Search the listing below for the string "this" and copy every line where it occurs.

Figure scripts

▶

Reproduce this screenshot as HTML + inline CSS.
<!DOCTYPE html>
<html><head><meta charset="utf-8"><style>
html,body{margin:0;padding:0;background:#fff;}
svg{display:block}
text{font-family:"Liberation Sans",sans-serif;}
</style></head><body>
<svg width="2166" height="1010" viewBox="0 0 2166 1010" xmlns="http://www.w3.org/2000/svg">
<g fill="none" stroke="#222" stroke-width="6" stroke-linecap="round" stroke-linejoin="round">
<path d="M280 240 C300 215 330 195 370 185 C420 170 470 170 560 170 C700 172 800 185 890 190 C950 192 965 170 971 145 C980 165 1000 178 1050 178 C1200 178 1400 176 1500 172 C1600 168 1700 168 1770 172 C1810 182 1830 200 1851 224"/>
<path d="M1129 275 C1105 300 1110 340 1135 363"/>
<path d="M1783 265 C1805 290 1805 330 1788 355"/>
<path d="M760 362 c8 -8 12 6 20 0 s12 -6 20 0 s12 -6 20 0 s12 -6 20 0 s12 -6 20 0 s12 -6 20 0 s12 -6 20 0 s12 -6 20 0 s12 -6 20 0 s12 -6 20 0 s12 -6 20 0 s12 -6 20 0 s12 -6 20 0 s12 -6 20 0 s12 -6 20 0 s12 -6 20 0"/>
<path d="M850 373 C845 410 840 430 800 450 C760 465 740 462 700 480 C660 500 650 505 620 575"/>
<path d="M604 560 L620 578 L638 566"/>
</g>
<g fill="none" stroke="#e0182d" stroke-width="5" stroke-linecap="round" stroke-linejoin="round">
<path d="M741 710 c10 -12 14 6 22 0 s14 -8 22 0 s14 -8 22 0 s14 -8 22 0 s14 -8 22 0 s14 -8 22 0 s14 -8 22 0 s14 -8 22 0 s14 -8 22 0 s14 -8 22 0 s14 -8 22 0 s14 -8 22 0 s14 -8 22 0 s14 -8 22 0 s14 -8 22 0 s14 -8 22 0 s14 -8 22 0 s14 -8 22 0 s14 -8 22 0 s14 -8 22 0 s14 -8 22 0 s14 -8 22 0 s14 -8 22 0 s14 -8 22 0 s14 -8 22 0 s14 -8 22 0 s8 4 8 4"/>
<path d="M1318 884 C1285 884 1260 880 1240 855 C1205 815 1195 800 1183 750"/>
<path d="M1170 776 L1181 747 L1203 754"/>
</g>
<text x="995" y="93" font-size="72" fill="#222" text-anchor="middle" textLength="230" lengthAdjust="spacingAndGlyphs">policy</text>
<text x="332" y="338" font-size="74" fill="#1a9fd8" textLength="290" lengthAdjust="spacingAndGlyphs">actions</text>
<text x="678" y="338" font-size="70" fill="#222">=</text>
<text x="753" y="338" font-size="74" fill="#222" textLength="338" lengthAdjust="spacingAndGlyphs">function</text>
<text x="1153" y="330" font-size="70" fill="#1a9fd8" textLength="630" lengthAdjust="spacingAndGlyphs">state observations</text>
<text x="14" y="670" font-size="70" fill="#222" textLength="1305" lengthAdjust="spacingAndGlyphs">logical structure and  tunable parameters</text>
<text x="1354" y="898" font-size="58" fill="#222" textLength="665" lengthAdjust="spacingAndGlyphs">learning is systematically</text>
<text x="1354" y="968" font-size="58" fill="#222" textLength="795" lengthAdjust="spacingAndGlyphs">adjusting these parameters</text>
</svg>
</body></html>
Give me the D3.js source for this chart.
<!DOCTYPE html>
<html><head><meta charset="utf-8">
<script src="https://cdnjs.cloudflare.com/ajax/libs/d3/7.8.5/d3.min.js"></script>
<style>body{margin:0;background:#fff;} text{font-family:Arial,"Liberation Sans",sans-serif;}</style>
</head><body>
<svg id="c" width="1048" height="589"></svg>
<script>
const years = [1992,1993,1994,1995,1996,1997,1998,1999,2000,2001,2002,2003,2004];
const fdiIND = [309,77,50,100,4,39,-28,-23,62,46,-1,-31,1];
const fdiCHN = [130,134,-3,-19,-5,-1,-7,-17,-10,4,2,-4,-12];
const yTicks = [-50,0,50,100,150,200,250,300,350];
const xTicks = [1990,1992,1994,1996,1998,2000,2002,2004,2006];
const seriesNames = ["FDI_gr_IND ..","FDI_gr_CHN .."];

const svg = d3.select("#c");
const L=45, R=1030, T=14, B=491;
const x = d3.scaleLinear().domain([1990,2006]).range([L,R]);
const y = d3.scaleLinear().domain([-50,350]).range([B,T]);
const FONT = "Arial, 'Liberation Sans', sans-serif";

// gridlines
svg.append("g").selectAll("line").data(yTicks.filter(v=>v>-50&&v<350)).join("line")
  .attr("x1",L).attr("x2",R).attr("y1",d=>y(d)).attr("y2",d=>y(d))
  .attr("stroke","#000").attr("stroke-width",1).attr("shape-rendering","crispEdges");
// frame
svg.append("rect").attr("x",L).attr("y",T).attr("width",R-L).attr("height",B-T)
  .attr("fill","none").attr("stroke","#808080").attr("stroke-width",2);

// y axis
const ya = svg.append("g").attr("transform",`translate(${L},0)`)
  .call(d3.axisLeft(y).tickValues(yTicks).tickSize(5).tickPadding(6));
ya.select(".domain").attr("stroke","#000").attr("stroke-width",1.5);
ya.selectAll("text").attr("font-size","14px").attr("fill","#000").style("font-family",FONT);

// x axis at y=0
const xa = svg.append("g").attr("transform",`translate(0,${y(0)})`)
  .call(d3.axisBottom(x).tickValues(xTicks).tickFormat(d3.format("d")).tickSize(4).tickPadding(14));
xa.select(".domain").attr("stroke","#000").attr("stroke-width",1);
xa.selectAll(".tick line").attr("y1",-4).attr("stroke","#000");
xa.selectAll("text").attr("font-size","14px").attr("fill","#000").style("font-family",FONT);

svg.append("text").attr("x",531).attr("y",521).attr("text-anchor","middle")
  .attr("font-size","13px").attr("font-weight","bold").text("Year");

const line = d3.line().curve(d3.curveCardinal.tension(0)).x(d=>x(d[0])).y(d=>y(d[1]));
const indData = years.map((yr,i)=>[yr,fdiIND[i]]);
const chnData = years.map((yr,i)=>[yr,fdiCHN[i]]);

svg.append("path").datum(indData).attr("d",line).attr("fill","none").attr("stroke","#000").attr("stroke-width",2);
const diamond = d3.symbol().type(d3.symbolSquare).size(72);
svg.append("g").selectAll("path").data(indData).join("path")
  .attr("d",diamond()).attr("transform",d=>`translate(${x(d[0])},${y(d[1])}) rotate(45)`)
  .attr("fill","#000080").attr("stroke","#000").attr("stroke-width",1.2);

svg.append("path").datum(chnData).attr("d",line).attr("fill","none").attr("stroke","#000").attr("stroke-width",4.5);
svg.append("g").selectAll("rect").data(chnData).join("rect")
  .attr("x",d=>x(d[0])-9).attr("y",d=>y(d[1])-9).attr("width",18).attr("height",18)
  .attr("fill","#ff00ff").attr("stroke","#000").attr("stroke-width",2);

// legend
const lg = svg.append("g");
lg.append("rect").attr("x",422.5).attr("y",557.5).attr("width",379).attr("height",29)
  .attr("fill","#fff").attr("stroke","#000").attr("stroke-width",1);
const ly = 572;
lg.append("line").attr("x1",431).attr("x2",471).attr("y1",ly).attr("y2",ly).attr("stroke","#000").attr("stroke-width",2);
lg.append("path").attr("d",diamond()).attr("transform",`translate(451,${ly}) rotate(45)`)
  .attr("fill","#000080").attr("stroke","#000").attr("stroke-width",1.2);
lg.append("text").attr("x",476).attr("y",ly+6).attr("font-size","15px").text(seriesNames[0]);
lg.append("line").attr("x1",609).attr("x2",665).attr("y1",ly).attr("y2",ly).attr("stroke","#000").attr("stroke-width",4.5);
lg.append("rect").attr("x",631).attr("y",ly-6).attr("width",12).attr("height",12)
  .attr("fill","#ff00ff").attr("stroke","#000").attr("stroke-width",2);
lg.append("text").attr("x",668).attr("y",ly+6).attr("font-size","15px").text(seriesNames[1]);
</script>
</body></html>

◀

[EXPECTED ANSWER]
Reproduce this screenshot as HTML + inline CSS.
Give me the D3.js source for this chart.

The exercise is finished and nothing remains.